Just as he promised, Peter does indeed take his stand for Christ. He is brave against overwhelming odds and should receive credit. However, his zeal is misinformed and did not further God's plan.
We should be students of the Word to know God's design and purposes. But do we share the same boldness and courage to stand for Christ as Peter did?
55 In that hour Jesus said to the multitudes, “Have you come out, as against a robber, with swords and clubs to take Me? I sat daily with you, teaching in the temple, and you did not seize Me. 56 But all this was done that the Scriptures of the prophets might be fulfilled.” Then all the disciples forsook Him and fled.
(154) Jesus is examined by Annas, father of the high priest.
(155) Jesus is tried and condemned by Caiphas, the high priest
& As we turn to John 18, we find Peter as followed Christ from a distance.
5. Peter followed Christ (156) John 18.15-16
15 And Simon Peter followed Jesus, and so did another disciple. Now that disciple was known to the high priest, and went with Jesus into the courtyard of the high priest. 16 But Peter stood at the door outside. Then the other disciple, who was known to the high priest, went out and spoke to her who kept the door, and brought Peter in.
After Peter flees in the garden, we find him back following Christ. After the incident with the high priest's servant, this was a pretty bold move. The Bible is silent about the other nine disciples, but it is reasonable to assume that they were on the run or in hiding. John had connections and could get in and had Peter let in. Peter was the only one brave enough to be in the position to deny Christ. You don't fail when you don't try.
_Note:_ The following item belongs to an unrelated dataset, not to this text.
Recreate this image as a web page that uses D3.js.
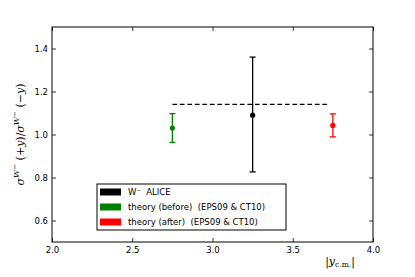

But do we share the same tenacity to persist in following Christ ?
6. Peter wept bitterly (156) Luke 22.59-62
It is easy for us to forget what a sticky situation Peter was in here. Three times people pointed him out and questioned whether he was with Jesus. It is easy for preachers to belittle Peter for "being afraid of a servant woman," the reality is that he was in real danger. He moved away from the fire to the gate where two times more he was pointed out.
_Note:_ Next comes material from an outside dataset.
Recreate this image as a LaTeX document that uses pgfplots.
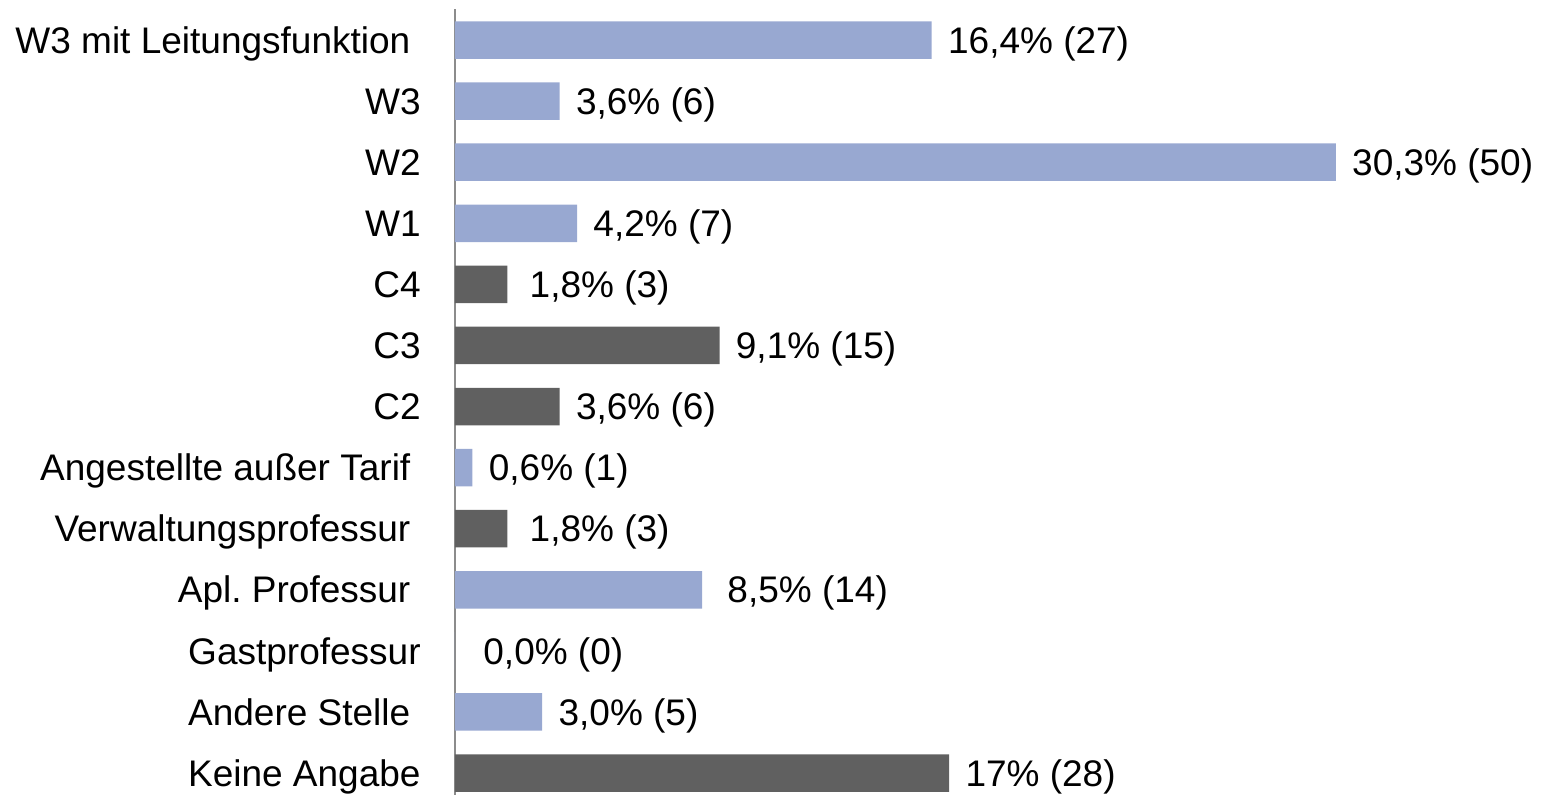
\documentclass[border=0pt]{standalone}
\usepackage{fontspec}
\setmainfont{Liberation Sans}
\usepackage{pgfplots}
\pgfplotsset{compat=1.18}
\definecolor{barblue}{HTML}{98A8D1}
\definecolor{bargray}{HTML}{606060}
\definecolor{axisgray}{HTML}{8C8C8C}
\newcommand{\tsp}{\kern0.278em\relax}

\begin{document}
\begin{tikzpicture}
\begin{axis}[
  scale only axis,
  width=543bp, height=392.75bp,
  xmin=0, xmax=37.36,
  ymin=-0.5, ymax=12.36,
  y dir=reverse,
  xbar, bar width=18.75bp, bar shift=0pt,
  axis x line=none,
  axis y line*=left,
  axis line style={-, draw=axisgray, line width=1bp},
  ytick={0,...,12},
  yticklabels={W3 mit Leitungsfunktion\tsp, W3, W2, W1, C4, C3, C2,
    Angestellte außer Tarif\tsp, Verwaltungsprofessur\tsp, Apl.\ Professur\tsp,
    Gastprofessur, Andere Stelle\tsp, Keine Angabe},
  major tick length=0pt,
  yticklabel style={font=\fontsize{18.5bp}{22bp}\selectfont, inner sep=0pt,
    anchor=base east, xshift=-17bp, yshift=-6.6bp},
  point meta=explicit symbolic,
  nodes near coords,
  nodes near coords style={font=\fontsize{18.5bp}{22bp}\selectfont, inner sep=0pt,
    anchor=base west, xshift=8bp, yshift=-6.6bp, text=black},
  clip=false,
]
  \addplot[fill=barblue, draw=none] coordinates {
    (16.4,0) [16,4\% (27)]
    (3.6,1) [3,6\% (6)]
    (30.3,2) [30,3\% (50)]
    (4.2,3) [4,2\% (7)]
    (0.6,7) [0,6\% (1)]
    (8.5,9) [\hspace{4.5bp}8,5\% (14)]
    (0,10) [\hspace{6bp}0,0\% (0)]
    (3.0,11) [3,0\% (5)]
  };
  \addplot[fill=bargray, draw=none] coordinates {
    (1.8,4) [\hspace{3bp}1,8\% (3)]
    (9.1,5) [9,1\% (15)]
    (3.6,6) [3,6\% (6)]
    (1.8,8) [\hspace{3bp}1,8\% (3)]
    (17,12) [17\% (28)]
  };
\end{axis}
\pgfresetboundingbox
\path (-227.5bp,0) rectangle (543bp,397.5bp);
\end{tikzpicture}
\end{document}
59 Then after about an hour had passed, another confidently affirmed, saying, “Surely this fellow also was with Him, for he is a Galilean.” 60 But Peter said, “Man, I do not know what you are saying!” Immediately, while he was still speaking, the rooster crowed. 61 And the Lord turned and looked at Peter. Then Peter remembered the word of the Lord, how He had said to him, “Before the rooster crows, you will deny Me three times.” 62 So Peter went out and wept bitterly.
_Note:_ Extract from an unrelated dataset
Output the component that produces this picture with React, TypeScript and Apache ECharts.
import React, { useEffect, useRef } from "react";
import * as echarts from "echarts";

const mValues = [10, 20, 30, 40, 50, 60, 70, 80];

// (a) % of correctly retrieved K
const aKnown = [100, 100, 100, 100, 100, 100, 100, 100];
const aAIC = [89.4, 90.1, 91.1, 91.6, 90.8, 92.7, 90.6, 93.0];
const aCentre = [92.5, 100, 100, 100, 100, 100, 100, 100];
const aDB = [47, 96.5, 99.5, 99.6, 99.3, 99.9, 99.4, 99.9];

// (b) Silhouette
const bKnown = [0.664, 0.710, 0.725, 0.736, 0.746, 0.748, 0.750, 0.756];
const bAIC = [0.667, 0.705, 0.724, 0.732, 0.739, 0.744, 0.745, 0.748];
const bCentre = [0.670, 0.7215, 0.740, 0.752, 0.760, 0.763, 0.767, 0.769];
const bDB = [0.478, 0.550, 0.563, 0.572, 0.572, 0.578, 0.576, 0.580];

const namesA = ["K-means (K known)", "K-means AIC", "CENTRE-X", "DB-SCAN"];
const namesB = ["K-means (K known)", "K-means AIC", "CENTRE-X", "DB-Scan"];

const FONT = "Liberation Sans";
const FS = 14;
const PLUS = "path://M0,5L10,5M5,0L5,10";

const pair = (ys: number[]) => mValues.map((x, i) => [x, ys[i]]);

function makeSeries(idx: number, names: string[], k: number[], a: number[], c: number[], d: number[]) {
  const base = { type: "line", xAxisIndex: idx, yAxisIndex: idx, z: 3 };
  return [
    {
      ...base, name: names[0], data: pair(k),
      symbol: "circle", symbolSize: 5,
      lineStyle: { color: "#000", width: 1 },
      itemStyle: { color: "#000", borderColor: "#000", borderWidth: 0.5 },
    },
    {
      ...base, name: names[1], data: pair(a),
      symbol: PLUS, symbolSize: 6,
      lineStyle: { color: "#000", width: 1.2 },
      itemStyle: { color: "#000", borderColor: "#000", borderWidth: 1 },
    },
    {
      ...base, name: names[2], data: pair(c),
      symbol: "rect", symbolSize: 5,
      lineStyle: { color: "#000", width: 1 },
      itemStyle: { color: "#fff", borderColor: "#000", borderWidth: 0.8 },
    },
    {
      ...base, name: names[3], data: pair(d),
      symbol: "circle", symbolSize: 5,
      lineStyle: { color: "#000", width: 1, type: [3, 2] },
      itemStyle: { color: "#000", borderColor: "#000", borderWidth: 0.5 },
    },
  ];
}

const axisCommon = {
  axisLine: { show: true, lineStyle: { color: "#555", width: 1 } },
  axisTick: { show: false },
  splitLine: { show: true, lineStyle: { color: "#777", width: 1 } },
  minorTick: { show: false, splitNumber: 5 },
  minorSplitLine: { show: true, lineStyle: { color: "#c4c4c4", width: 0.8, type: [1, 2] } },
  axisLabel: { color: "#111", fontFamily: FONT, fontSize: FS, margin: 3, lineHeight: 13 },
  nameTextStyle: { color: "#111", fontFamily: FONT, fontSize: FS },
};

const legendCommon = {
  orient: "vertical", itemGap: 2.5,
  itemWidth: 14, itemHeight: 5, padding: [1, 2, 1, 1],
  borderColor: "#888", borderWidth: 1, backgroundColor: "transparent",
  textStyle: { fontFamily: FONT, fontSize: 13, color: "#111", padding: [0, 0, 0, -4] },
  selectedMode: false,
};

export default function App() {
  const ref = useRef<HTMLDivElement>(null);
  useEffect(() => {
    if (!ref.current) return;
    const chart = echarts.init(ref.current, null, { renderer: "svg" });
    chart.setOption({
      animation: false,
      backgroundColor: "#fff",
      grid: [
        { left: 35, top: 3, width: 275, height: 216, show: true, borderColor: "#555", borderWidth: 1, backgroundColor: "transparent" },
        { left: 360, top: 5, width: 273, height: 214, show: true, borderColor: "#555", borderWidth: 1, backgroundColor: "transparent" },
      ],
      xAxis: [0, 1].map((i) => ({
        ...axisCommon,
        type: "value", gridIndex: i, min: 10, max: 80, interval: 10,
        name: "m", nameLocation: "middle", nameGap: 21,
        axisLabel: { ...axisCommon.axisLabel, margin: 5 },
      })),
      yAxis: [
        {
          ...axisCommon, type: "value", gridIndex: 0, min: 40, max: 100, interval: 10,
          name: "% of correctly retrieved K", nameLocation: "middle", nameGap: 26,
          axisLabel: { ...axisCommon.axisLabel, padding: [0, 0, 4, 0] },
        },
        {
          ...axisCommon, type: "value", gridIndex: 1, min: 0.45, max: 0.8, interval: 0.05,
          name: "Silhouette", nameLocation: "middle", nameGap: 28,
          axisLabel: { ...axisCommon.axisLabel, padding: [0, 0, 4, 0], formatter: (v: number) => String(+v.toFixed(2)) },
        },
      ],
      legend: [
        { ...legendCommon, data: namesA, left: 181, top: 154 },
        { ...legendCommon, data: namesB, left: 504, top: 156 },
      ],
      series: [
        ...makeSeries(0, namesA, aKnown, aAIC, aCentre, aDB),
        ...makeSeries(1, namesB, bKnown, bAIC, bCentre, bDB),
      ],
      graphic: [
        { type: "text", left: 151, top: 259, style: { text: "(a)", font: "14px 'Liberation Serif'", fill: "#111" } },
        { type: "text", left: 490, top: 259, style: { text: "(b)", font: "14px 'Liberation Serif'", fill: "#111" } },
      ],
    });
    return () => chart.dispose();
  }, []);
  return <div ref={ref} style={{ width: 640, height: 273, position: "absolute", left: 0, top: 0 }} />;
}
Peter had determined with all his might to stand up for Jesus and was devestated and crushed when he failed so miserably. "wept bitterly" The Greek word for bitterly* here carries the idea of "being pierce through." It is a word you would use for someone mourning for the dead.
This response demonstrates the deep love for the Lord and strong desire to stand for Him that we should all aspire to.
To often we have a "Well, whatever" attitude about sin. Do we share the same heartbreak over our sin and failure to honor the Lord that Peter had?
*πικρῶς pikrōs St#G4090
We should be students of the Word to know God's design and purposes and rely on the Holy Spirit's filling
to avoid Peter's mistakes, but ...
· Do we have that same passion?
· Do we share the same determination?
· Do we strive and aspire to be close to Christ?
· Do we share the same boldness and courage to stand for Christ?
· Do we share the same tenacity to persist in following Christ ?
· Do we share the same heartbreak over our sin and failure to honor the Lord?
The next day, as Jesus was dieing, He said, "It is finished!" And bowing his head, He gave up His spirit. (John 19.30)·
Not only was the price for Peter's sin and his shortcomings paid in full, but ours also.